### WHAT IS NEEDED
Repeat the material below exactly, with no pictures.

#### INFORMATION SHOWN

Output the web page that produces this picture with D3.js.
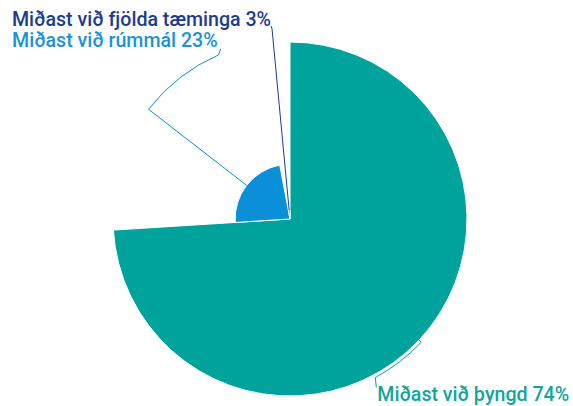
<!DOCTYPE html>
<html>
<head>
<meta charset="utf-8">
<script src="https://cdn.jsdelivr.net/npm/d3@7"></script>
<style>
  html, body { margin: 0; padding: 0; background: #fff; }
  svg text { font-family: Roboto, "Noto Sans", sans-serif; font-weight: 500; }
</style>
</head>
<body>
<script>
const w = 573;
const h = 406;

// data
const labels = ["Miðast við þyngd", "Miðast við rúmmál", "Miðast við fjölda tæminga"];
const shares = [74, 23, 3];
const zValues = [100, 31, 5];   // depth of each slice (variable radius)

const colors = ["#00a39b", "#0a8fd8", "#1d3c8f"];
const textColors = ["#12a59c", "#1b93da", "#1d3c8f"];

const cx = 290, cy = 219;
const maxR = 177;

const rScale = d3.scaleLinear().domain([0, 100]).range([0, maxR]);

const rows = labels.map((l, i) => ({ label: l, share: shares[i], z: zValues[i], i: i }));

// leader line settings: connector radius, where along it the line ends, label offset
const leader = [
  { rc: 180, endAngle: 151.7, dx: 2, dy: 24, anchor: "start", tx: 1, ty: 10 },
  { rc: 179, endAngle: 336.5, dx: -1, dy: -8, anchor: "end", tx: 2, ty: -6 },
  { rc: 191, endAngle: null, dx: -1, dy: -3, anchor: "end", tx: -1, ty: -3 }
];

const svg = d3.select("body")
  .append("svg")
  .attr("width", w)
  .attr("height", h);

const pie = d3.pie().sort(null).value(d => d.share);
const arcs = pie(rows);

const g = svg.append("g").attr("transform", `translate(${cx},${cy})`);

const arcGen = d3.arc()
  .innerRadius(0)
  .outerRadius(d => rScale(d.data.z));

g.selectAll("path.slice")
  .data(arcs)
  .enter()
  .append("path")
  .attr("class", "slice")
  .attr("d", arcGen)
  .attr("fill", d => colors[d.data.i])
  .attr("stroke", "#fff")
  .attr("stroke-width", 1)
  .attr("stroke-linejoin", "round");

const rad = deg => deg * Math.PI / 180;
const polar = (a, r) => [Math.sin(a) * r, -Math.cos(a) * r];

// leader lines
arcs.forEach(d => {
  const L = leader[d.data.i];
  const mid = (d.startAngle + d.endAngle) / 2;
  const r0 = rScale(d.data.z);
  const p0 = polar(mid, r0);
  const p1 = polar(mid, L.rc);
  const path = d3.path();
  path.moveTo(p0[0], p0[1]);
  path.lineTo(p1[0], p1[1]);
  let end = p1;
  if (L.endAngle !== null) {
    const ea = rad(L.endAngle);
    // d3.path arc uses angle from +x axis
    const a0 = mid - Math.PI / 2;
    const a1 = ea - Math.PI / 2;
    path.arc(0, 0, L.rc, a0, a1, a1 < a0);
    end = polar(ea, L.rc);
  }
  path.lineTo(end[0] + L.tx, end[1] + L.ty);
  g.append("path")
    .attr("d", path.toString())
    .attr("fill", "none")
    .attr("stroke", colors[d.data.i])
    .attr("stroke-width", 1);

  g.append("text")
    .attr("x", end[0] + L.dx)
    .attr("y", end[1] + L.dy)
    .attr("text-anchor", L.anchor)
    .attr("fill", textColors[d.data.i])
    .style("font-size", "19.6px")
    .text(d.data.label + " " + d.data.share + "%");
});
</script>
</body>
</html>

########

### ANSWER IN FULL
Output the web page that produces this picture with D3.js.
<!DOCTYPE html>
<html>
<head>
<meta charset="utf-8">
<script src="https://cdn.jsdelivr.net/npm/d3@7"></script>
<style>
  html, body { margin: 0; padding: 0; background: #fff; }
  svg text { font-family: Roboto, "Noto Sans", sans-serif; font-weight: 500; }
</style>
</head>
<body>
<script>
const w = 573;
const h = 406;

// data
const labels = ["Miðast við þyngd", "Miðast við rúmmál", "Miðast við fjölda tæminga"];
const shares = [74, 23, 3];
const zValues = [100, 31, 5];   // depth of each slice (variable radius)

const colors = ["#00a39b", "#0a8fd8", "#1d3c8f"];
const textColors = ["#12a59c", "#1b93da", "#1d3c8f"];

const cx = 290, cy = 219;
const maxR = 177;

const rScale = d3.scaleLinear().domain([0, 100]).range([0, maxR]);

const rows = labels.map((l, i) => ({ label: l, share: shares[i], z: zValues[i], i: i }));

// leader line settings: connector radius, where along it the line ends, label offset
const leader = [
  { rc: 180, endAngle: 151.7, dx: 2, dy: 24, anchor: "start", tx: 1, ty: 10 },
  { rc: 179, endAngle: 336.5, dx: -1, dy: -8, anchor: "end", tx: 2, ty: -6 },
  { rc: 191, endAngle: null, dx: -1, dy: -3, anchor: "end", tx: -1, ty: -3 }
];

const svg = d3.select("body")
  .append("svg")
  .attr("width", w)
  .attr("height", h);

const pie = d3.pie().sort(null).value(d => d.share);
const arcs = pie(rows);

const g = svg.append("g").attr("transform", `translate(${cx},${cy})`);

const arcGen = d3.arc()
  .innerRadius(0)
  .outerRadius(d => rScale(d.data.z));

g.selectAll("path.slice")
  .data(arcs)
  .enter()
  .append("path")
  .attr("class", "slice")
  .attr("d", arcGen)
  .attr("fill", d => colors[d.data.i])
  .attr("stroke", "#fff")
  .attr("stroke-width", 1)
  .attr("stroke-linejoin", "round");

const rad = deg => deg * Math.PI / 180;
const polar = (a, r) => [Math.sin(a) * r, -Math.cos(a) * r];

// leader lines
arcs.forEach(d => {
  const L = leader[d.data.i];
  const mid = (d.startAngle + d.endAngle) / 2;
  const r0 = rScale(d.data.z);
  const p0 = polar(mid, r0);
  const p1 = polar(mid, L.rc);
  const path = d3.path();
  path.moveTo(p0[0], p0[1]);
  path.lineTo(p1[0], p1[1]);
  let end = p1;
  if (L.endAngle !== null) {
    const ea = rad(L.endAngle);
    // d3.path arc uses angle from +x axis
    const a0 = mid - Math.PI / 2;
    const a1 = ea - Math.PI / 2;
    path.arc(0, 0, L.rc, a0, a1, a1 < a0);
    end = polar(ea, L.rc);
  }
  path.lineTo(end[0] + L.tx, end[1] + L.ty);
  g.append("path")
    .attr("d", path.toString())
    .attr("fill", "none")
    .attr("stroke", colors[d.data.i])
    .attr("stroke-width", 1);

  g.append("text")
    .attr("x", end[0] + L.dx)
    .attr("y", end[1] + L.dy)
    .attr("text-anchor", L.anchor)
    .attr("fill", textColors[d.data.i])
    .style("font-size", "19.6px")
    .text(d.data.label + " " + d.data.share + "%");
});
</script>
</body>
</html>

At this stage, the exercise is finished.